Make an exact copy of the lines below.
++++++++++++++++++++
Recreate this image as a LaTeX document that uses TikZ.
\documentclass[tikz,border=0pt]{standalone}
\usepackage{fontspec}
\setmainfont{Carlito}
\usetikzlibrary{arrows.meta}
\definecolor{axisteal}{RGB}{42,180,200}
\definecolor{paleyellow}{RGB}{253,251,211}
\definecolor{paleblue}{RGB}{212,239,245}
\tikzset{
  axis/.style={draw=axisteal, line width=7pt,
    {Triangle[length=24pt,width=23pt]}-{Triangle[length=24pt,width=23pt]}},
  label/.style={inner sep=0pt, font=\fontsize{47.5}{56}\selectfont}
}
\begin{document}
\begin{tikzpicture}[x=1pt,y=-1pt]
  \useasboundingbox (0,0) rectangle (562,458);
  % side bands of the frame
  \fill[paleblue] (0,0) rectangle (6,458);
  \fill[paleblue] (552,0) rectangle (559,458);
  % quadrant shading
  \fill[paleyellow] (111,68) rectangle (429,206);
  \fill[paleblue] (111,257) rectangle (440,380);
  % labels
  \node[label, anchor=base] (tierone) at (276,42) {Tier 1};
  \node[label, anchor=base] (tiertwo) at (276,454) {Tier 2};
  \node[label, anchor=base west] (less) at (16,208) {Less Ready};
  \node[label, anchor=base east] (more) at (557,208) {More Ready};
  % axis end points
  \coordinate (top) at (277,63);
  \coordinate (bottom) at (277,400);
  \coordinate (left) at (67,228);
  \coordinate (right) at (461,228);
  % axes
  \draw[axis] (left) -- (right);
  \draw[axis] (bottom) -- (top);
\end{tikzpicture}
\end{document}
++++++++++++++++++++
Answer below -
Recreate this image as a LaTeX document that uses TikZ.
\documentclass[tikz,border=0pt]{standalone}
\usepackage{fontspec}
\setmainfont{Carlito}
\usetikzlibrary{arrows.meta}
\definecolor{axisteal}{RGB}{42,180,200}
\definecolor{paleyellow}{RGB}{253,251,211}
\definecolor{paleblue}{RGB}{212,239,245}
\tikzset{
  axis/.style={draw=axisteal, line width=7pt,
    {Triangle[length=24pt,width=23pt]}-{Triangle[length=24pt,width=23pt]}},
  label/.style={inner sep=0pt, font=\fontsize{47.5}{56}\selectfont}
}
\begin{document}
\begin{tikzpicture}[x=1pt,y=-1pt]
  \useasboundingbox (0,0) rectangle (562,458);
  % side bands of the frame
  \fill[paleblue] (0,0) rectangle (6,458);
  \fill[paleblue] (552,0) rectangle (559,458);
  % quadrant shading
  \fill[paleyellow] (111,68) rectangle (429,206);
  \fill[paleblue] (111,257) rectangle (440,380);
  % labels
  \node[label, anchor=base] (tierone) at (276,42) {Tier 1};
  \node[label, anchor=base] (tiertwo) at (276,454) {Tier 2};
  \node[label, anchor=base west] (less) at (16,208) {Less Ready};
  \node[label, anchor=base east] (more) at (557,208) {More Ready};
  % axis end points
  \coordinate (top) at (277,63);
  \coordinate (bottom) at (277,400);
  \coordinate (left) at (67,228);
  \coordinate (right) at (461,228);
  % axes
  \draw[axis] (left) -- (right);
  \draw[axis] (bottom) -- (top);
\end{tikzpicture}
\end{document}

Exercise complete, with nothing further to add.